Imagine, though, if the Walz brothers—and multitudes of people like them—could nudge their relationships in a more particularistic direction so that political transgressions were less important than the connection between family. If they could be just a tad less WEIRD, they might see brotherly loyalty as the greatest good. 

No one can entirely escape their cultural background, of course, and those of us from highly individualistic WEIRD cultures will no doubt always live inside that paradigm. But emulating, even if only in a small way, cultures that make family loyalty a priority seems entirely doable. It’s a choice. And that act of putting family first would be a deeply symbolic gesture, suggesting that family transcends whatever issue du jour happens to be dominating headlines.

All of this is really just a long way of saying something simple: During this season of polarization, rifts within our families over politics are not inevitable. We can put family relationships above everything else. That doesn’t mean everyone has to agree all of the time. Indeed, the point is that we won’t always agree. But it does mean that people with divergent views on controversial issues—say, abortion or the war in Gaza—can still break bread together because the most important thing is their relationship with each other.

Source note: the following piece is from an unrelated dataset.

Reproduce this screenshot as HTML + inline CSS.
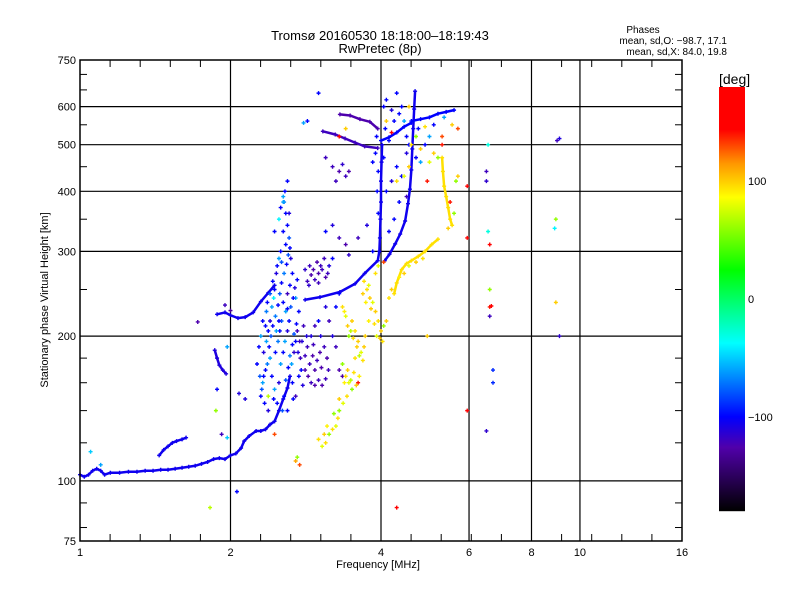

In the end, few of us can change the course of geopolitical conflicts or decide how to spend billions in taxpayer dollars. None of us will single handedly decide the outcome of the election in November. But we can be a very real force in the lives of the people we love by looking to places where—to borrow from Henrich—the “right” thing to do is to show loyalty. And who knows, perhaps if we put our relationships first, we might even find ourselves meeting in the middle more often as well.